So, three days later than we might have hoped, we finally have the popular vote figures for the Scottish local elections. Both of the predictions I made a few hours ago were slightly off - the Tories were in the mid-20s rather than the low-20s, and the SNP's vote was unchanged since 2012 rather than slightly up. (Although of course the latter point also means that John Rentoul has egg on his face after telling anyone who would listen on Saturday that it was an established fact that the SNP's vote share had fallen.)
Scottish local election results :
SNP 32.3% (n/c)
Conservatives 25.3% (+12.0)
Labour 20.2% (-11.2)
Liberal Democrats 6.8% (+0.2)
Greens 4.1% (+1.8)
It should be noted that the comparison with 2012 isn't totally exact because this time a handful of councillors were elected unopposed. So strictly speaking this wasn't a completely nationwide election, although the difference that makes is only trivial.
Both the SNP and the Tories underperformed in comparison to their recent showing in opinion polls, but the divergence is much greater in the case of the SNP. That could mean the polls have been overstating the SNP all along, but personally I think this result has got 'differential turnout' written all over it. The Tories, and to a lesser extent Labour and the Lib Dems, worked their supporters up to fever-pitch over the issue of an independence referendum, while the SNP remained in a different universe fighting a very traditional, 'worthy' local election campaign that was never likely to excite their core support in the same way. It appears as a result unionist voters were significantly more likely than pro-independence voters to make the trek to the polls - which is a problem that can be successfully addressed over the coming weeks.
That's not to say there's no danger at all of this result recurring in June.

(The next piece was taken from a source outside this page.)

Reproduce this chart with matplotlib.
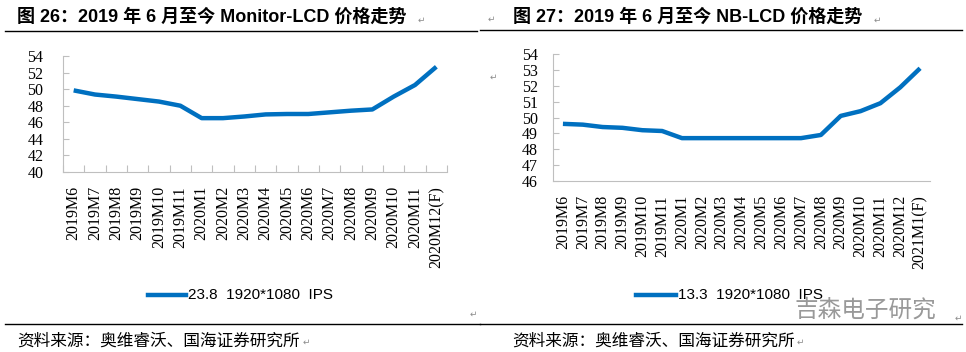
import matplotlib
matplotlib.use('Agg')
import matplotlib.pyplot as plt
from matplotlib.lines import Line2D

# data
mon_months = ['2019M6', '2019M7', '2019M8', '2019M9', '2019M10', '2019M11',
              '2020M1', '2020M2', '2020M3', '2020M4', '2020M5', '2020M6',
              '2020M7', '2020M8', '2020M9', '2020M10', '2020M11', '2020M12(F)']
mon_price = [49.85, 49.35, 49.1, 48.8, 48.5, 48.0, 46.5, 46.5, 46.7, 46.95,
             47.0, 47.0, 47.2, 47.4, 47.55, 49.1, 50.5, 52.7]

nb_months = ['2019M6', '2019M7', '2019M8', '2019M9', '2019M10', '2019M11',
             '2020M1', '2020M2', '2020M3', '2020M4', '2020M5', '2020M6',
             '2020M7', '2020M8', '2020M9', '2020M10', '2020M11', '2020M12',
             '2021M1(F)']
nb_price = [49.6, 49.55, 49.4, 49.35, 49.2, 49.15, 48.7, 48.7, 48.7, 48.7,
            48.7, 48.7, 48.7, 48.9, 50.1, 50.4, 50.9, 51.9, 53.1]

mon_label = '23.8  1920*1080  IPS'
nb_label = '13.3  1920*1080  IPS'

BLUE = '#0070C0'
AXC = '#BFBFBF'
CJK = ['Liberation Sans', 'Noto Sans CJK SC']
SERIF = 'Liberation Serif'

fig = plt.figure(figsize=(9.66, 3.52), dpi=100)


def px(x, y):
    return x / 966, 1 - y / 352


def style_axis(ax, months, xticks_on, ypad):
    for s in ['top', 'right']:
        ax.spines[s].set_visible(False)
    for s in ['left', 'bottom']:
        ax.spines[s].set_color(AXC)
        ax.spines[s].set_linewidth(0.8)
    ax.set_xticks(range(len(months)))
    ax.set_xticklabels(months, rotation=90, fontfamily=SERIF, fontsize=11.5)
    ax.tick_params(axis='x', length=0, pad=10)
    if xticks_on:
        ax.set_xticks([i + 0.5 for i in range(-1, len(months))], minor=True)
        ax.tick_params(axis='x', which='minor', direction='in', length=5,
                       color=AXC, width=0.8)
    ax.tick_params(axis='y', direction='in', length=4, color=AXC, width=0.8,
                   pad=ypad, labelsize=11.5)
    for t in ax.get_yticklabels():
        t.set_fontfamily(SERIF)
    ax.set_xlim(-0.5, len(months) - 0.5)


# left chart
ax1 = fig.add_axes([63 / 966, 1 - 172 / 352, 384 / 966, 116 / 352])
ax1.plot(range(len(mon_months)), mon_price, color=BLUE, lw=3.2,
         solid_capstyle='butt', solid_joinstyle='round')
ax1.set_ylim(40, 54)
ax1.set_yticks(range(40, 55, 2))
style_axis(ax1, mon_months, True, 14)

# right chart
ax2 = fig.add_axes([553 / 966, 1 - 181 / 352, 377 / 966, 127 / 352])
ax2.plot(range(len(nb_months)), nb_price, color=BLUE, lw=3.2,
         solid_capstyle='butt', solid_joinstyle='round')
ax2.set_ylim(46, 54)
ax2.set_yticks(range(46, 55, 1))
style_axis(ax2, nb_months, False, 11)

# legends drawn as figure lines + text
for (x0, x1, y, lab) in [(148, 186, 295, mon_label), (636, 676, 295, nb_label)]:
    fig.add_artist(Line2D([x0 / 966, x1 / 966], [1 - y / 352] * 2,
                          color=BLUE, lw=3.2))
    fig.text(*px(x1 + 2, y), lab, fontsize=11, fontfamily='Liberation Sans',
             va='center', ha='left')

# titles
fig.text(*px(17, 17), '图 26：2019 年 6 月至今 Monitor-LCD 价格走势',
         fontsize=13, fontweight='bold', family=CJK, va='center')
fig.text(*px(513, 17), '图 27：2019 年 6 月至今 NB-LCD 价格走势',
         fontsize=13, fontweight='bold', family=CJK, va='center')

# rules under titles and above source lines
for (x0, x1, y) in [(5, 477, 31), (480, 962, 30), (5, 480, 324), (480, 962, 324)]:
    fig.add_artist(Line2D([x0 / 966, x1 / 966], [1 - y / 352] * 2,
                          color='black', lw=1.0))

# source notes
for x in [17, 512]:
    fig.text(*px(x, 341), '资料来源：奥维睿沃、国海证券研究所', fontsize=12,
             family=['Noto Sans CJK SC', 'DejaVu Sans'], va='center')

# paragraph marks from the source document
for (x, y) in [(421, 20), (877, 20), (491, 19), (493, 77), (473, 314),
               (958, 318), (306, 342), (800, 342)]:
    fig.text(*px(x, y), '\u21b5', fontsize=6.5, color='#8C8C8C',
             family='DejaVu Sans', va='center', ha='center')

# watermark
fig.text(*px(795, 310), '吉森电子研究', fontsize=17, color='#999999',
         family=['Noto Sans CJK SC', 'DejaVu Sans'], va='center',
         fontweight='light')

fig.savefig('out.png', dpi=100)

The SNP had an in-built disadvantage last week (albeit one that was partly of their own making), but it goes without saying that they also face an in-built disadvantage in any Westminster election because of the skew towards media coverage of the London parties. They are fortunate in the sense that Labour aren't regarded as a credible government-in-waiting, so on this occasion the SNP are less likely than usual to be crowded out by a binary Tory v Labour choice. Nevertheless, the challenges ahead are considerable, and another safety-first campaign may not be a great idea.
One interesting aspect of the result is that both the SNP and Labour ended up with a proportion of seats that slightly exceeded their vote share, while for the Tories the reverse was true. That may have just happened by complete chance because of the way votes were distributed, but it also may be that the Tories remain a toxic party and are significantly less likely than others to pick up lower preferences. I'm sure someone will trawl through the results to shed some light on that question.
The untold story of this contest is Labour's relative resilience - they've done somewhat better than their consistent sub-20 showings in recent opinion polls, and ran the SNP closer than expected in several councils. Aside from differential turnout, I'm wondering if that may simply be because of their historic strength in local government, and the large number of familiar names they were able to put on the ballot paper. Even after everything that's happened over the last few years, the act of voting Labour is still a bit like slipping on an old coat for some people.